New guy here. I have had a t-shirt vending busness for a while & my logos are heat pressed vinyl. Dont know much about the products etc but thats about to change. I am tired of excuses promises missed deadlines and crappy work. I was doing this as a part time thing but since my other business tanked in this economy I cant see paying a printer to do the work I should be doing myself. 

I am looking for a supplier for bulk vinyl cut of my logo's. I use mainly black white and 4- flourecent colors. Any ideas who may do this is appreciated. I am in West Palm Florida.
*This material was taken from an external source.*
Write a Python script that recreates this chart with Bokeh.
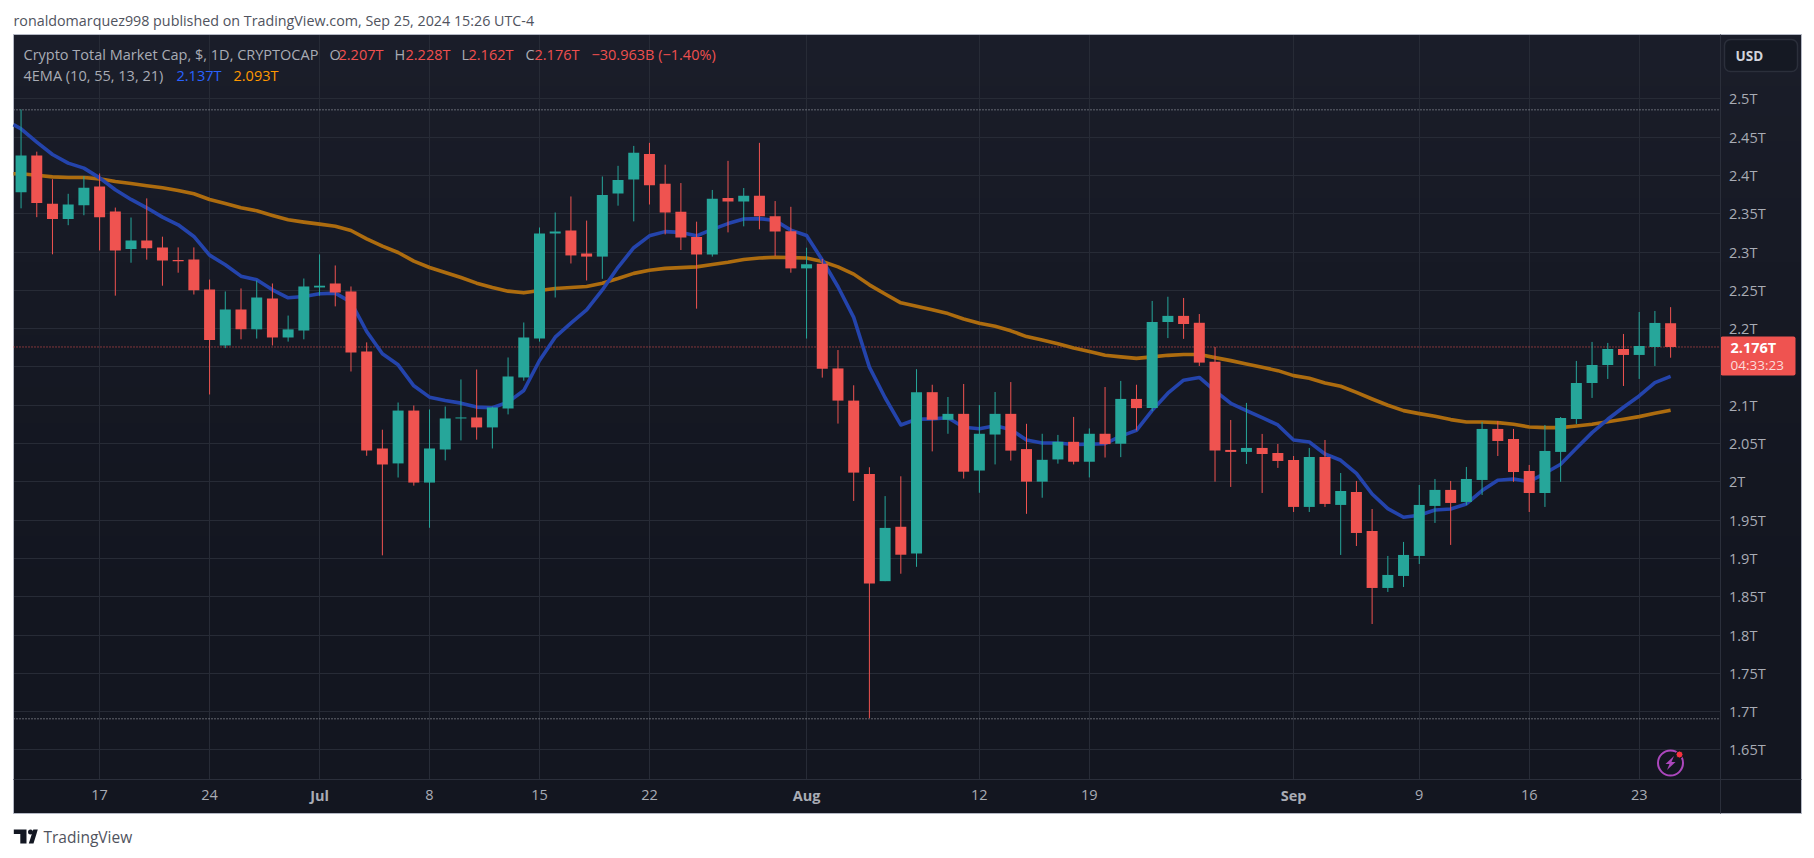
import numpy as np
from bokeh.plotting import figure
from bokeh.embed import file_html
from bokeh.resources import INLINE
from bokeh.models import (Label, LinearAxis, FixedTicker, Grid, Range1d)

open_ = [2.378,2.426,2.363,2.343,2.361,2.3855,2.353,2.304,2.315,2.306,2.2895,2.2902,2.251,2.178,2.225,2.199,2.2393,2.1884,2.1975,2.2537,2.2589,2.2485,2.170,2.0435,2.024,2.093,1.999,2.0422,2.0827,2.084,2.071,2.0957,2.1362,2.187,2.324,2.328,2.298,2.294,2.3765,2.3945,2.428,2.389,2.3526,2.3196,2.2966,2.3705,2.366,2.3735,2.3466,2.327,2.2786,2.2846,2.148,2.106,2.0102,1.8703,1.9413,1.9063,2.117,2.081,2.0887,2.0147,2.0617,2.0887,2.0427,2.0002,2.0292,2.0522,2.0262,2.0627,2.0497,2.1082,2.0962,2.2086,2.2166,2.2076,2.1566,2.0416,2.039,2.0442,2.0376,2.0285,1.9672,2.0324,1.9698,1.9867,1.9358,1.8614,1.8771,1.9032,1.9685,1.9894,1.9737,2.0024,2.069,2.0559,2.0141,1.9854,2.039,2.082,2.129,2.1525,2.1734,2.1656,2.176,2.207]
high = [2.486,2.431,2.395,2.376,2.399,2.4025,2.358,2.345,2.370,2.320,2.306,2.306,2.264,2.2485,2.2524,2.2628,2.2589,2.217,2.2654,2.2968,2.2824,2.255,2.182,2.068,2.1035,2.0996,2.0944,2.0983,2.1336,2.1466,2.098,2.1623,2.208,2.332,2.3516,2.3725,2.341,2.3986,2.4125,2.4385,2.4425,2.414,2.390,2.3396,2.381,2.419,2.3835,2.4425,2.3665,2.359,2.3056,2.291,2.172,2.126,2.019,1.9813,2.0072,2.147,2.1267,2.1107,2.1277,2.1002,2.1172,2.1302,2.0757,2.0627,2.0612,2.0847,2.0697,2.1237,2.1317,2.1267,2.2361,2.2416,2.24,2.219,2.176,2.0807,2.103,2.0625,2.0494,2.0337,2.0442,2.0546,2.0115,2.0011,1.9645,1.9032,1.9215,1.9959,2.0037,2.0011,2.0194,2.0781,2.0794,2.069,2.022,2.0742,2.0846,2.1578,2.1826,2.1813,2.193,2.2217,2.223,2.228]
low = [2.357,2.3455,2.297,2.335,2.348,2.302,2.243,2.286,2.290,2.256,2.273,2.2445,2.114,2.1745,2.186,2.187,2.178,2.183,2.186,2.243,2.229,2.144,2.034,1.904,2.0056,1.995,1.940,2.028,2.054,2.055,2.0435,2.088,2.132,2.183,2.2406,2.285,2.2628,2.265,2.3605,2.340,2.362,2.323,2.3026,2.226,2.294,2.3256,2.3335,2.3296,2.2946,2.273,2.187,2.136,2.076,1.975,1.6914,1.8703,1.880,1.889,2.0397,2.0627,2.0042,1.9857,2.0227,2.0277,1.9582,1.9792,2.0237,2.0227,2.0057,2.0317,2.0322,2.0672,2.0922,2.1876,2.1866,2.1512,2.0002,1.9933,2.0233,1.9854,2.0181,1.9606,1.9606,1.9672,1.9045,1.9162,1.8144,1.8562,1.8627,1.8927,1.9463,1.9176,1.9698,1.9828,2.0337,2.0,1.9606,1.9672,2.0,2.0755,2.1095,2.1343,2.1251,2.1343,2.1512,2.162]
close = [2.426,2.364,2.343,2.362,2.384,2.3455,2.302,2.315,2.305,2.289,2.288,2.250,2.185,2.225,2.199,2.2406,2.1884,2.199,2.255,2.256,2.2471,2.1688,2.0409,2.0226,2.093,1.999,2.0435,2.0827,2.084,2.071,2.097,2.1375,2.1884,2.324,2.3268,2.2955,2.294,2.3745,2.394,2.4295,2.387,2.3516,2.319,2.2966,2.3695,2.366,2.3735,2.3466,2.3266,2.2786,2.284,2.1477,2.106,2.012,1.8673,1.9398,1.9048,2.117,2.081,2.0887,2.0132,2.0627,2.0887,2.0407,2.0002,2.0287,2.0522,2.0262,2.0627,2.0492,2.1082,2.0962,2.2086,2.2166,2.206,2.1556,2.0407,2.039,2.0442,2.0363,2.0272,1.9672,2.0324,1.9711,1.988,1.9332,1.8614,1.8784,1.9045,1.9698,1.9894,1.9724,2.0037,2.069,2.0533,2.0128,1.9854,2.0403,2.0833,2.129,2.1525,2.1734,2.1656,2.1773,2.2074,2.176]

ema_fast = [2.472,2.4608,2.4434,2.4273,2.416,2.4095,2.3968,2.3812,2.3686,2.3577,2.3455,2.3355,2.3203,2.2959,2.2833,2.2685,2.2637,2.2506,2.2402,2.2419,2.2454,2.2463,2.2345,2.1962,2.1671,2.1527,2.1253,2.1105,2.1062,2.1027,2.0975,2.0966,2.104,2.1192,2.1584,2.1888,2.2071,2.2245,2.2505,2.28,2.3056,2.3211,2.3266,2.3256,2.3211,2.3296,2.3371,2.343,2.3436,2.3411,2.3286,2.3216,2.2896,2.2546,2.2146,2.1497,2.1097,2.0742,2.0817,2.0822,2.0837,2.0712,2.0692,2.0732,2.0682,2.0547,2.0507,2.0507,2.0487,2.0492,2.0497,2.0597,2.0672,2.0932,2.1157,2.1327,2.1362,2.1187,2.1025,2.0929,2.0838,2.0742,2.0546,2.052,2.0363,2.0281,2.0111,1.9841,1.965,1.9537,1.9563,1.9632,1.9645,1.9711,1.9885,2.002,2.0037,2.0002,2.0111,2.0229,2.0437,2.0642,2.0816,2.0973,2.1121,2.1295,2.1377]
ema_slow = [2.4021,2.4021,2.4003,2.3981,2.3973,2.3973,2.3955,2.392,2.3894,2.3864,2.3838,2.3803,2.376,2.3686,2.3633,2.3577,2.3538,2.3477,2.342,2.339,2.3364,2.3337,2.3281,2.3172,2.3076,2.2994,2.2881,2.2798,2.2733,2.2667,2.2593,2.2537,2.2489,2.2467,2.2498,2.2524,2.2537,2.255,2.2593,2.2653,2.2721,2.2761,2.2786,2.2796,2.2806,2.2836,2.2866,2.2901,2.2921,2.2931,2.2926,2.2921,2.2876,2.2806,2.2711,2.2571,2.2451,2.2336,2.2291,2.2246,2.2196,2.2126,2.2071,2.2031,2.1971,2.1896,2.1851,2.1801,2.1746,2.1701,2.1651,2.1631,2.1611,2.1631,2.1651,2.1661,2.1661,2.1621,2.1582,2.1538,2.1495,2.1451,2.1386,2.1351,2.129,2.1247,2.1168,2.1081,2.0999,2.0929,2.089,2.0855,2.0812,2.0781,2.0781,2.0772,2.0751,2.0716,2.0707,2.0707,2.0729,2.0751,2.0785,2.0816,2.0851,2.0894,2.0933]

price_ticks = [2.5,2.45,2.4,2.35,2.3,2.25,2.2,2.15,2.1,2.05,2.0,1.95,1.9,1.85,1.8,1.75,1.7,1.65]
price_labels = ["2.5T","2.45T","2.4T","2.35T","2.3T","2.25T","2.2T","","2.1T","2.05T","2T","1.95T","1.9T","1.85T","1.8T","1.75T","1.7T","1.65T"]
day_ticks = [5,12,26,33,40,61,68,89,96,103]
day_labels = ["17","24","8","15","22","12","19","9","16","23"]
month_ticks = [19,50,81]
month_labels = ["Jul","Aug","Sep"]
last_price = 2.176
period_high = 2.4856
period_low = 1.6906

FONT = "Open Sans"
GRID = "#272b36"
TXT = "#a9acb5"
UP, DOWN = "#26a69a", "#ef5350"

# page-pixel <-> data helpers
def X(px): return (px - 20.56) / 15.71
def Y(py): return 2.5 - (py - 98.3) / 766.0

L, R, T, B = 13, 1801, 34, 813
PANE_R, PANE_B = 1719.5, 779
W, H = 1810, 850

p = figure(width=W, height=H, output_backend="svg", toolbar_location=None,
           x_range=Range1d(X(0), X(W)), y_range=Range1d(Y(H), Y(0)),
           min_border_left=0, min_border_right=0, min_border_top=0, min_border_bottom=0,
           x_axis_type=None, y_axis_type=None,
           background_fill_color="#ffffff", border_fill_color="#ffffff",
           outline_line_color=None)
p.grid.visible = False

# vertical gradient background
N = 256
c0, c1 = np.array([0x1b,0x1e,0x2a]), np.array([0x13,0x16,0x20])
img = np.zeros((N, 2), dtype=np.uint32)
view = img.view(dtype=np.uint8).reshape((N, 2, 4))
for r in range(N):
    col = c1 + (c0 - c1) * (r / (N-1)) ** 2
    view[r, :, 0:3] = col.astype(np.uint8)
    view[r, :, 3] = 255
p.image_rgba(image=[img], x=X(L), y=Y(B), dw=X(R)-X(L), dh=Y(T)-Y(B), level="image")

# axes
ay = LinearAxis(ticker=FixedTicker(ticks=price_ticks),
                major_label_overrides={t: l for t, l in zip(price_ticks, price_labels)},
                fixed_location=X(PANE_R), bounds=(Y(B), Y(T)), axis_line_color="#2b2f3b", axis_line_width=1,
                major_tick_line_color=None, minor_tick_line_color=None,
                major_label_text_color=TXT, major_label_text_font=FONT,
                major_label_text_font_size="14.5px", major_label_standoff=3)
p.add_layout(ay, "right")
ax = LinearAxis(ticker=FixedTicker(ticks=day_ticks),
                major_label_overrides={t: l for t, l in zip(day_ticks, day_labels)},
                fixed_location=Y(PANE_B), bounds=(X(L), X(R)), axis_line_color="#2b2f3b", axis_line_width=1,
                major_tick_line_color=None, minor_tick_line_color=None,
                major_label_text_color=TXT, major_label_text_font=FONT,
                major_label_text_font_size="14.5px", major_label_standoff=4)
p.add_layout(ax, "below")
ax2 = LinearAxis(ticker=FixedTicker(ticks=month_ticks),
                 major_label_overrides={t: l for t, l in zip(month_ticks, month_labels)},
                 fixed_location=Y(PANE_B), bounds=(X(L), X(R)), axis_line_color=None,
                 major_tick_line_color=None, minor_tick_line_color=None,
                 major_label_text_color=TXT, major_label_text_font=FONT,
                 major_label_text_font_style="bold",
                 major_label_text_font_size="14.5px", major_label_standoff=0)
p.add_layout(ax2, "below")

gv = Grid(dimension=0, ticker=FixedTicker(ticks=sorted(day_ticks + month_ticks)), grid_line_color=GRID,
          cross_bounds=(Y(PANE_B), Y(T)))
gh = Grid(dimension=1, ticker=FixedTicker(ticks=price_ticks), grid_line_color=GRID,
          cross_bounds=(X(L), X(PANE_R)))
p.add_layout(gv); p.add_layout(gh)

# frame outline
p.quad(left=[X(L)], right=[X(R)], top=[Y(T)], bottom=[Y(B)], fill_color=None, line_color="#b4b8c4", line_width=1)

# high / low / last price lines
p.segment(x0=[X(L)]*2, x1=[X(PANE_R)]*2, y0=[period_high, period_low], y1=[period_high, period_low],
          line_color="#b2b5be", line_width=1, line_dash="1 2")
p.segment(x0=[X(L)], x1=[X(PANE_R)], y0=[last_price], y1=[last_price],
          line_color=DOWN, line_width=1, line_dash="1 2")

# EMAs under the candles
xl = np.arange(-1, 106)
keep = xl >= X(L)  # start at the pane's left edge
sx = np.r_[X(L), xl[keep]]
def clip_start(vals):
    t = (X(L) - xl[0]) / (xl[1] - xl[0])
    v0 = vals[0] + (vals[1] - vals[0]) * t
    return np.r_[v0, np.array(vals)[keep]]
p.line(sx, clip_start(ema_slow), line_color="#ad6c0f", line_width=3.6, line_join="round")
p.line(sx, clip_start(ema_fast), line_color="#2444ac", line_width=3.6, line_join="round")

# candles
x = np.arange(len(open_))
o, h, l, c = map(np.array, (open_, high, low, close))
col = [UP if cc >= oo else DOWN for oo, cc in zip(open_, close)]
p.segment(x0=x, x1=x, y0=l, y1=h, line_color=col, line_width=1)
p.vbar(x=x, width=0.70, bottom=np.minimum(o, c), top=np.maximum(o, c), fill_color=col, line_color=None)

# USD button and last-price tag
p.quad(left=[X(1724)], right=[X(1797)], top=[Y(39)], bottom=[Y(71)], fill_color="#151923",
       line_color="#2b2f3b", line_width=1.5, border_radius=6)
p.quad(left=[X(1720)], right=[X(1795)], top=[Y(336)], bottom=[Y(375)], fill_color=DOWN,
       line_color=None, border_radius=2)

# lightning icon
icx, icy = 1670, 762.5
p.scatter([X(icx)], [Y(icy)], size=25, marker="circle", fill_color=None, line_color="#ab47bc", line_width=2)
bolt_x = [3.5,-5,-1,-3.5,5,1]
bolt_y = [-7,1,1,7,-1,-1]
p.patch([X(icx+a) for a in bolt_x], [Y(icy+b) for b in bolt_y], fill_color="#ab47bc", line_color=None)
p.scatter([X(1679)], [Y(754)], size=7, marker="circle", fill_color="#f7323f", line_color="#151822", line_width=1)

def txt(s, px, py, color=TXT, size=14.5, bold=False, align="left"):
    p.add_layout(Label(x=X(px), y=Y(py), text=s, text_color=color, text_font=FONT,
                       text_font_size=f"{size}px", text_baseline="middle", text_align=align,
                       text_font_style="bold" if bold else "normal"))

txt("ronaldomarquez998 published on TradingView.com, Sep 25, 2024 15:26 UTC-4", 13, 19.5, "#50535e", 14.3)
txt("Crypto Total Market Cap, $, 1D, CRYPTOCAP", 23, 54)
RED = "#f0504f"
for s, px, cc in [("O",329,TXT),("2.207T",338,RED),("H",394,TXT),("2.228T",405,RED),("L",461,TXT),
                  ("2.162T",468,RED),("C",525,TXT),("2.176T",534,RED),("\u221230.963B (\u22121.40%)",591,RED)]:
    txt(s, px, 54, cc)
txt("4EMA (10, 55, 13, 21)", 23, 75)
txt("2.137T", 176, 75, "#2962ff")
txt("2.093T", 233, 75, "#ff9800")
txt("USD", 1735, 55, "#d1d4dc", 13.5, True)
txt("2.176T", 1730, 346.5, "#ffffff", 14.5, True)
txt("04:33:23", 1730, 364.5, "#fbdcdb", 13.5)
txt("TradingView", 43, 836, "#50535e", 15.5)

# TradingView logo
LOGO = "#131722"
p.patch([X(v) for v in [13.3,26,26,19.8,19.8,13.3]], [Y(v) for v in [829,829,843,843,833.6,833.6]],
        fill_color=LOGO, line_color=None)
p.patch([X(v) for v in [37.3,33,28.3,32.8]], [Y(v) for v in [829,843,843,829]], fill_color=LOGO, line_color=None)
p.scatter([X(30)], [Y(831.5)], size=5, marker="circle", fill_color=LOGO, line_color=None)

open("out.html", "w").write(file_html(p, INLINE))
BTW I have all the screen print equipment necesaary to do this in the future as soon as I learn how to use it. Meanwhile anyone local wishing to help set up & use it in exchange for doing some of my work let me know.Maye can work something out.


----------



## royster13 (Aug 14, 2007)

Why not just buy your own plotter?.....Sounds like it would be paid for quickly....


----------



## Bushwacker (Mar 5, 2012)

Yes, you are 100% correct, however Im in the middle of building a 42' vending trailer, just bought another t-shirt brand Im trying to incorporate into mine. Setting up a small event trailer. Learning to screen print on the equipment which came with the company,I have no clue how to use,being on the road,ordering,etc.......I m just one man. I also spend large amounts on embroidery, that equipment s on the list, just need to get by till that happens.
Thanks.


----------



## Bushwacker (Mar 5, 2012)

PS still dont even have website.....


----------



## gorilladiver (Oct 25, 2011)

If you are doing multiple copies of the same designs having plastisol heat transfers made is another option.


----------



## Bushwacker (Mar 5, 2012)

Im working with Dowling graphics now, great folks. Just having concerns about the flourecent colors that I use loosing that glossy look with the plastisol transfer that I get with vinyl.


----------



## royster13 (Aug 14, 2007)

You can look at Stahls but their prices will probably convince you to buy your own cutter.....As mentioned, if your quantities per logo are high enough plastisol transfers are an option...... Heat Transfers | F&M Expressions | Custom Heat Transfers is a good source.....


----------